• What the task asks: Repeat the material exactly from its first line to the line that includes "TICK_FS = 18.5". Skip pictures.

• Provided data:

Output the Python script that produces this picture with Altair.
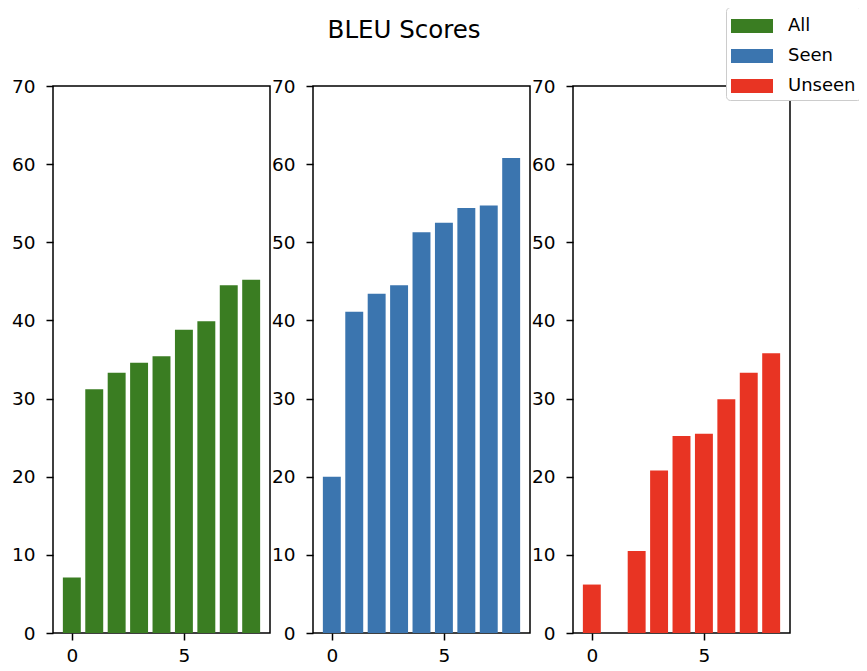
import altair as alt
import pandas as pd

# ---- data ----
bar_index = [0, 1, 2, 3, 4, 5, 6, 7, 8]
all_scores = [7.1, 31.2, 33.3, 34.6, 35.4, 38.8, 39.9, 44.5, 45.2]
seen_scores = [20.0, 41.1, 43.4, 44.5, 51.3, 52.5, 54.4, 54.7, 60.8]
unseen_scores = [6.2, 0.0, 10.5, 20.8, 25.2, 25.5, 29.9, 33.3, 35.8]
series_names = ["All", "Seen", "Unseen"]
series_colors = ["#3a7d22", "#3b75af", "#e83423"]
y_ticks = [0, 10, 20, 30, 40, 50, 60, 70]
x_ticks = [0, 5]
chart_title = "BLEU Scores"

rows = []
for name, vals in zip(series_names, [all_scores, seen_scores, unseen_scores]):
    for i, v in zip(bar_index, vals):
        rows.append({"idx": i, "value": v, "series": name})
df = pd.DataFrame(rows)

FONT = "DejaVu Sans"
TICK_FS = 18.5

color_scale = alt.Scale(domain=series_names, range=series_colors)
legend = alt.Legend(
    title=None,
    orient="none",
    legendX=673,
    legendY=-79,
    symbolType="M-1,-0.5L2,-0.5L2,0.5L-1,0.5Z",
    symbolSize=784,
    symbolStrokeWidth=0,
    symbolOpacity=1,
    labelFontSize=18,
    labelFont=FONT,
    labelColor="black",
    labelOffset=29,
    rowPadding=7,
    padding=5,
    fillColor="white",
    strokeColor="#cccccc",
    cornerRadius=4,
)


def panel(name):
    return (
        alt.Chart(df)
        .transform_filter(alt.datum.series == name)
        .transform_calculate(x0="datum.idx - 0.4", x1="datum.idx + 0.4")
        .mark_bar(opacity=1)
        .encode(
            x=alt.X(
                "x0:Q",
                scale=alt.Scale(domain=[-0.84, 8.84], nice=False, zero=False),
                axis=alt.Axis(values=x_ticks, title=None, grid=False, domain=False,
                              tickSize=7, tickWidth=1.5, tickColor="black",
                              labelPadding=6, labelFontSize=TICK_FS, labelFont=FONT,
                              labelColor="black", format="d"),
            ),
            x2="x1:Q",
            y=alt.Y(
                "value:Q",
                scale=alt.Scale(domain=[0, 70], nice=False),
                axis=alt.Axis(values=y_ticks, title=None, grid=False, domain=False,
                              tickSize=7, tickWidth=1.5, tickColor="black",
                              labelPadding=11, labelFontSize=TICK_FS, labelFont=FONT,
                              labelColor="black", format="d"),
            ),
            y2=alt.datum(0),
            color=alt.Color("series:N", scale=color_scale, legend=legend),
        )
        .properties(width=217, height=547)
    )


chart = (
    alt.hconcat(*[panel(n) for n in series_names], spacing=-1)
    .properties(
        title=alt.TitleParams(chart_title, fontSize=24.5, font=FONT, fontWeight="normal",
                              anchor="middle", color="black", offset=0, dy=37, dx=-32),
        autosize=alt.AutoSizeParams(type="none"),
        padding={"left": 45, "top": 78, "right": 806, "bottom": 577},
    )
    .configure(background="white", view=alt.ViewConfig(stroke="black", strokeWidth=1.5))
)

chart.save("out.html", embed_options={"renderer": "svg", "actions": False})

• Written answer:
Output the Python script that produces this picture with Altair.
import altair as alt
import pandas as pd

# ---- data ----
bar_index = [0, 1, 2, 3, 4, 5, 6, 7, 8]
all_scores = [7.1, 31.2, 33.3, 34.6, 35.4, 38.8, 39.9, 44.5, 45.2]
seen_scores = [20.0, 41.1, 43.4, 44.5, 51.3, 52.5, 54.4, 54.7, 60.8]
unseen_scores = [6.2, 0.0, 10.5, 20.8, 25.2, 25.5, 29.9, 33.3, 35.8]
series_names = ["All", "Seen", "Unseen"]
series_colors = ["#3a7d22", "#3b75af", "#e83423"]
y_ticks = [0, 10, 20, 30, 40, 50, 60, 70]
x_ticks = [0, 5]
chart_title = "BLEU Scores"

rows = []
for name, vals in zip(series_names, [all_scores, seen_scores, unseen_scores]):
    for i, v in zip(bar_index, vals):
        rows.append({"idx": i, "value": v, "series": name})
df = pd.DataFrame(rows)

FONT = "DejaVu Sans"
TICK_FS = 18.5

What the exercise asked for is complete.